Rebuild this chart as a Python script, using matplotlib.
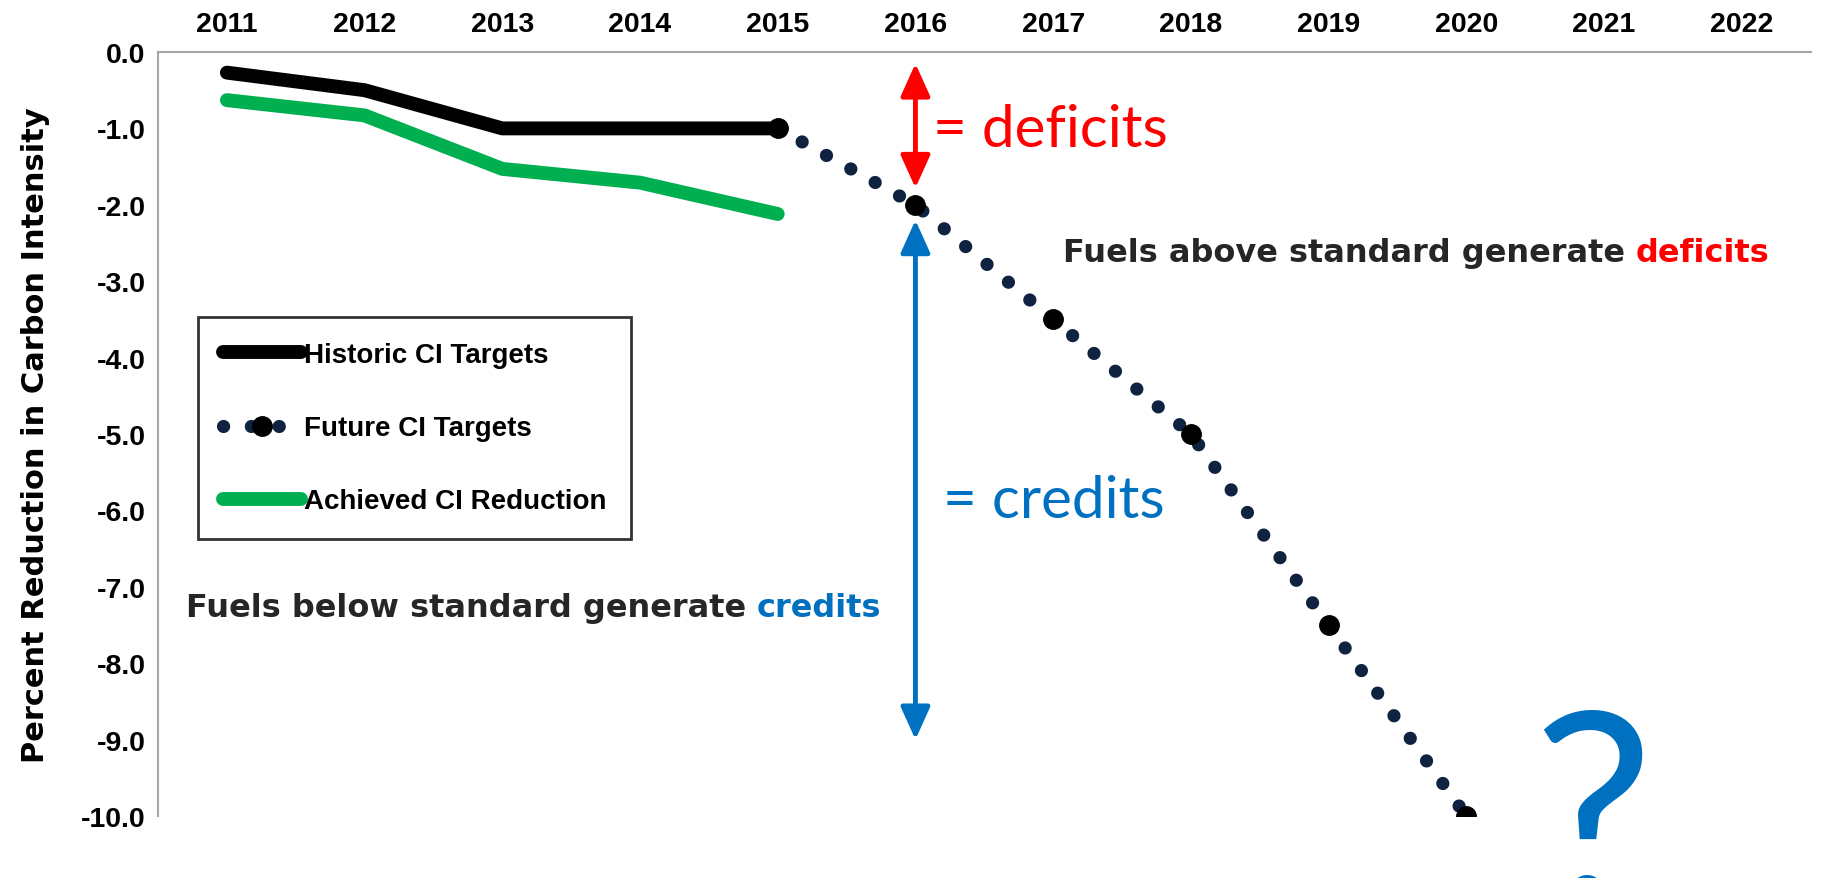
import matplotlib
matplotlib.use("Agg")
import matplotlib.pyplot as plt
from matplotlib.lines import Line2D

# ---- data ----
years = [2011, 2012, 2013, 2014, 2015, 2016, 2017, 2018, 2019, 2020, 2021, 2022]
hist_years = [2011, 2012, 2013, 2014, 2015]
historic = [-0.27, -0.5, -1.0, -1.0, -1.0]
achieved = [-0.63, -0.83, -1.53, -1.71, -2.12]
future_years = [2015, 2016, 2017, 2018, 2019, 2020]
future = [-1.0, -2.0, -3.5, -5.0, -7.5, -10.0]
y_ticks = [0, -1, -2, -3, -4, -5, -6, -7, -8, -9, -10]

narrow = ['Liberation Sans', 'DejaVu Sans']

fig = plt.figure(figsize=(18.27, 8.79), dpi=100)
ax = fig.add_axes([0.0865, 0.0705, 0.9045, 0.8692])

dot_style = (0, (0.01, 2.1))
# lines
ax.plot(future_years, future, color='#0F2341', lw=9.5, linestyle=dot_style,
        dash_capstyle='round', zorder=2)
ax.plot(future_years, future, color='black', lw=0, marker='o', markersize=14, zorder=4)
fut_handle = Line2D([], [], color='#0F2341', lw=9.5, linestyle=dot_style,
                    dash_capstyle='round', marker='o', markersize=14,
                    markerfacecolor='black', markeredgecolor='black')
ax.plot(hist_years, historic, color='black', lw=10, solid_capstyle='round',
        solid_joinstyle='round', zorder=3)
ax.plot(hist_years, achieved, color='#00B050', lw=10, solid_capstyle='round',
        solid_joinstyle='round', zorder=3)

ax.set_xlim(2010.5, 2022.5)
ax.set_ylim(-10, 0)
ax.set_xticks(years)
ax.set_xticklabels([str(y) for y in years])
ax.set_yticks(y_ticks)
ax.set_yticklabels([f"{v:.1f}" for v in y_ticks])
ax.xaxis.tick_top()
ax.tick_params(axis='x', length=0, pad=11)
ax.tick_params(axis='y', length=0, pad=9)
for lab in ax.get_xticklabels() + ax.get_yticklabels():
    lab.set_fontfamily(narrow)
    lab.set_fontweight('bold')
    lab.set_fontsize(20.5)
for s in ['right', 'bottom']:
    ax.spines[s].set_visible(False)
for s in ['top', 'left']:
    ax.spines[s].set_color('#A6A6A6')
    ax.spines[s].set_linewidth(1.5)

ax.set_ylabel('Percent Reduction in Carbon Intensity', fontsize=22, fontweight='bold',
              family='DejaVu Sans', labelpad=22)

# legend
handles = [Line2D([], [], color='black', lw=10, solid_capstyle='round'),
           fut_handle,
           Line2D([], [], color='#00B050', lw=10, solid_capstyle='round')]
labels = ['Historic CI Targets', 'Future CI Targets', 'Achieved CI Reduction']
leg = ax.legend(handles, labels, loc='upper left', bbox_to_anchor=(198 / 1827, 1 - 318 / 879),
                bbox_transform=fig.transFigure, frameon=True, fancybox=False,
                edgecolor='black', handlelength=2.8, handletextpad=0.1,
                labelspacing=1.7, borderpad=0.9, borderaxespad=0, numpoints=1,
                prop=dict(family=narrow, weight='bold', size=20))
leg.get_frame().set_linewidth(2)

# arrows
ax.annotate('', xy=(2016, -0.15), xytext=(2016, -1.78),
            arrowprops=dict(arrowstyle='<|-|>,head_length=1.0,head_width=0.45',
                            color='#FF0000', lw=3.5, shrinkA=0, shrinkB=0,
                            mutation_scale=20))
ax.annotate('', xy=(2016, -2.2), xytext=(2016, -9.0),
            arrowprops=dict(arrowstyle='<|-|>,head_length=1.0,head_width=0.45',
                            color='#0070C0', lw=3.5, shrinkA=0, shrinkB=0,
                            mutation_scale=20))

big = ['Lato', 'DejaVu Sans']
ax.text(2016.13, -1.02, '= deficits', color='#FF0000', fontsize=42, family=big,
        fontweight='normal', va='center', ha='left')
ax.text(2016.2, -5.87, '= credits', color='#0070C0', fontsize=42, family=big,
        fontweight='normal', va='center', ha='left')

bold = dict(family='DejaVu Sans', fontweight='bold', fontsize=23)
t1 = ax.text(2017.07, -2.63, 'Fuels above standard generate ', color='#262626',
             va='center', ha='left', **bold)
ax.annotate('deficits', xy=(1, 0), xycoords=t1, va='bottom', ha='left',
            color='#FF0000', **bold)
t2 = ax.text(2010.70, -7.27, 'Fuels below standard generate ', color='#262626',
             va='center', ha='left', **bold)
ax.annotate('credits', xy=(1, 0), xycoords=t2, va='bottom', ha='left',
            color='#0070C0', **bold)

ax.text(2020.92, -8.55, '?', color='#0070C0', fontsize=195, family=big,
        fontweight='normal', ha='center', va='top', clip_on=False)

fig.savefig('out.png', dpi=100)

★ ★ ★ ★

> Work to be completed:
Write out exactly the lines between the start of the data and the line with "from matplotlib.lines import Line2D", including both, but none of the pictures.

> The result:
Rebuild this chart as a Python script, using matplotlib.
import matplotlib
matplotlib.use("Agg")
import matplotlib.pyplot as plt
from matplotlib.lines import Line2D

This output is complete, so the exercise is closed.